Citation : 2016 Latest Caselaw 3163 Bom
Judgement Date : 23 June, 2016

Bombay High Court
Raju Waman Kakade vs Ashabai Raju Kakade on 23 June, 2016
Bench: R.V. Ghuge
                                                                               CR.WP/10/2005
                                                 1

                        IN THE HIGH COURT OF JUDICATURE OF BOMBAY
                                   BENCH AT AURANGABAD




                                                                               
                             CRIMINAL WRIT PETITION NO. 10 OF 2005




                                                       
     Raju Waman Kakade
     Age 30 years, Occ. labour
     R/o Nachankheda, Tq.Burhanpur,
     District Khandawa (MP).                            ..Petitioner




                                                      
     Versus

     Sau. Ashabai Raju Kakade
     Age 23 years, Occ. Labour




                                            
     R/o Khirdi (Kd.), Tq. Raver,
     District Jalgaon.        ig                                ..Respondent

                                               ...
                          Advocate for Petitioner : Shri Vilas M.Humbe
                                     Respondent : Served
                            
                                               ...

                                   CORAM : RAVINDRA V. GHUGE, J.

Dated: June 23, 2016

...

ORAL JUDGMENT :-

1. Learned Advocate for the petitioner has strenuously criticized the

judgment of the learned Magistrate dated 31.12.2002, directing the

petitioner to pay maintenance allowance of Rs.500/- to the respondent and

the judgment dated 7.8.2003, by which the learned Additional Sessions

Judge, Jalgaon has dismissed the revision petition of the petitioner.

2. Shri Humbe, learned Advocate has vehemently submitted that both

the impugned orders deserve to be quashed and set aside considering the

fact that he had filed a petition under Section 9 of the Hindu Marriage Act,

seeking restitution of conjugal rights and by judgment dated 20.2.2001,

delivered by the learned Court, the respondent was directed to start living

CR.WP/10/2005

in the marital home of the petitioner.

3. He, therefore, submits that this judgment would establish that the

petitioner desired to continue his marital life with the respondent and she

refrained from joining him in his marital home. He further submits that his

petition seeking divorce was allowed by the judgment and order dated

13.1.2004 and he, therefore, separated from his wife by virtue of the said

order. He, therefore, submits that considering the judgment dated

20.2.2001, the case of the petitioner would squarely fall under Section

125(4) of the Cr.P.C. by which the wife would not be entitled for

maintenance as she has voluntary deserted the petitioner.

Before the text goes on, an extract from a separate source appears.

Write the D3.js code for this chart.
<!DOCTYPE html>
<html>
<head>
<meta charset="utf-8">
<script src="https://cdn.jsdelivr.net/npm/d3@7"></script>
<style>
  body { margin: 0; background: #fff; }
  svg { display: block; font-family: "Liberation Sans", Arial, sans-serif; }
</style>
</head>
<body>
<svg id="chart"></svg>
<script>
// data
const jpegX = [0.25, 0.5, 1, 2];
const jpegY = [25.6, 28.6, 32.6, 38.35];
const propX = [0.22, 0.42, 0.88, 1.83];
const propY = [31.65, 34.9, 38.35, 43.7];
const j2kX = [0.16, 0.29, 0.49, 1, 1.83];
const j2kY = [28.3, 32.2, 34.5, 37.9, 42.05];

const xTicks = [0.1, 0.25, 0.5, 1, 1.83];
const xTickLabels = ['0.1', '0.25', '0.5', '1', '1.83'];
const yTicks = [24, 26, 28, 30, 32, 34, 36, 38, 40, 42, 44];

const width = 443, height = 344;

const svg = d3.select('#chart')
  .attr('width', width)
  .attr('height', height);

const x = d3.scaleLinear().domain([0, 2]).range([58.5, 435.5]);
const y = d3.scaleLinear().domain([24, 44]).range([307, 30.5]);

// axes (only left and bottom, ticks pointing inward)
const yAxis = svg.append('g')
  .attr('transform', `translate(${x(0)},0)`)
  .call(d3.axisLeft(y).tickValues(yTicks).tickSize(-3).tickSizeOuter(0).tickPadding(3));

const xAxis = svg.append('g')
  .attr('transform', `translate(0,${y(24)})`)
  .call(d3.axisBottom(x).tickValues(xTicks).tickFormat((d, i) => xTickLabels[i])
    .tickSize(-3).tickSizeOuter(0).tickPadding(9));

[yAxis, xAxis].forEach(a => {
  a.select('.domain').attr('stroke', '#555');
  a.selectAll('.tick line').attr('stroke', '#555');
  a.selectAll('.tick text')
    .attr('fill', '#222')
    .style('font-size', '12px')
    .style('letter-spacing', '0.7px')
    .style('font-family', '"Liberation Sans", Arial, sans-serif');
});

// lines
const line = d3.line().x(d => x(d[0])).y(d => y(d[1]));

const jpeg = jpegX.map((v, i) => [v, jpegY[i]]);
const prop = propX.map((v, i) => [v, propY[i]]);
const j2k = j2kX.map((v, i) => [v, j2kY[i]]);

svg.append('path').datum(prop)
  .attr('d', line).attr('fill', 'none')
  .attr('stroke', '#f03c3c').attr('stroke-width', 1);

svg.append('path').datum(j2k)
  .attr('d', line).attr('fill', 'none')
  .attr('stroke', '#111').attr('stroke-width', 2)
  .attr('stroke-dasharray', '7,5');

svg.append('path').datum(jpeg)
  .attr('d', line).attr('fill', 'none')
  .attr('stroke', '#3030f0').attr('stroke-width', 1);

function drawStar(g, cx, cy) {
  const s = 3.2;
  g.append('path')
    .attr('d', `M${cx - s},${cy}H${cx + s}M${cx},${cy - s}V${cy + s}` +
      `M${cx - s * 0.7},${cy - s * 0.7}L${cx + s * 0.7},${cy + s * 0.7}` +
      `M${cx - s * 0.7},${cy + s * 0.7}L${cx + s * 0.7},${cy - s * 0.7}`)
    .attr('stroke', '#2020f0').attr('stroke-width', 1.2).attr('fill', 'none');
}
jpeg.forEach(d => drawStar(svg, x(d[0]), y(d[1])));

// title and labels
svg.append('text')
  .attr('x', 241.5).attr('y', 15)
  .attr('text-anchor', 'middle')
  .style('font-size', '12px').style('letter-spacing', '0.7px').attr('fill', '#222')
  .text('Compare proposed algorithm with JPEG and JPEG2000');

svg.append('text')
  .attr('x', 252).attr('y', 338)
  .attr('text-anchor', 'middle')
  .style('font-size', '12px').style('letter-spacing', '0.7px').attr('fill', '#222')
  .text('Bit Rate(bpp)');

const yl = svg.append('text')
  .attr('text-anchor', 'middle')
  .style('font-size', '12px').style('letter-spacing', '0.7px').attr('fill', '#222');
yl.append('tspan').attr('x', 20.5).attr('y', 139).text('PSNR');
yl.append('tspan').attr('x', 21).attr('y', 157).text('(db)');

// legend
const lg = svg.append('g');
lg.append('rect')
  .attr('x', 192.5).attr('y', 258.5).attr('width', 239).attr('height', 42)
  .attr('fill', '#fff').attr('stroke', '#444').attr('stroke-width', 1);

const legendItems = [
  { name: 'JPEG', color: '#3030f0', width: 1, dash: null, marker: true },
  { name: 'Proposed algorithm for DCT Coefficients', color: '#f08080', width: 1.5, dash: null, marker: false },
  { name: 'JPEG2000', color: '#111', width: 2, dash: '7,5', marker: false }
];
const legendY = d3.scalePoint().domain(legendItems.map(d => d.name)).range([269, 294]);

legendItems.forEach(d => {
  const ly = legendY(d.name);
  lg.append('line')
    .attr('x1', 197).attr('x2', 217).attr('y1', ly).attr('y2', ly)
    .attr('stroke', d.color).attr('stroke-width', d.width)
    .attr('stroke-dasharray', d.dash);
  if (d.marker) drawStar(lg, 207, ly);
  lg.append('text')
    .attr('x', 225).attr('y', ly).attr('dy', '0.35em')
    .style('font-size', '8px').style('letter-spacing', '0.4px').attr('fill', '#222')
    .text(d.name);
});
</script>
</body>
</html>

4. He further submits that the above facts were not considered by the

learned Magistrate as well as by the learned revisional Court. The grant of

maintenance of Rs.500/- from the date of the application was, therefore,

impermissible and the said application deserve to be rejected. It is hence

contended that that the impugned orders are perverse and erroneous.

5. None has appeared on behalf of the respondent, though served.

6. This Court while admitting the petition on 29.6.2005 had directed the

petitioner to pay maintenance till the disposal of the petition and deposit

the entire arrears in this Court. Since these directions were not complied

with, the respondent was granted liberty on 18.7.2006 to execute the

impugned order. Interim relief was, therefore, refused to the petitioner.

CR.WP/10/2005

7. It cannot be ignored that the respondent had preferred her

application under Section 125 of the Cr.P.C. on 25.9.2000. The petitioner

had, therefore, approached the Court at Burhanpur by lodging his

application under Section 9 of the Hindu Marriage Act. The proceedings

initiated by the petitioner were conducted before the Court at Burhanpur

and the proceedings initiated by the respondent were conducted before the

Court at Raver and then at Jalgaon.

8.

The learned Magistrate, while delivering the impugned order, dated

31.12.2002 had concluded that the petitioner could not indicate the efforts

he had put in to get the respondent back to the marital home. It was

noticed that after the respondent initiated the proceedings for

maintenance, the petitioner lodged his application under Section 9 of the

Hindu Marriage Act seeking restitution of his conjugal rights.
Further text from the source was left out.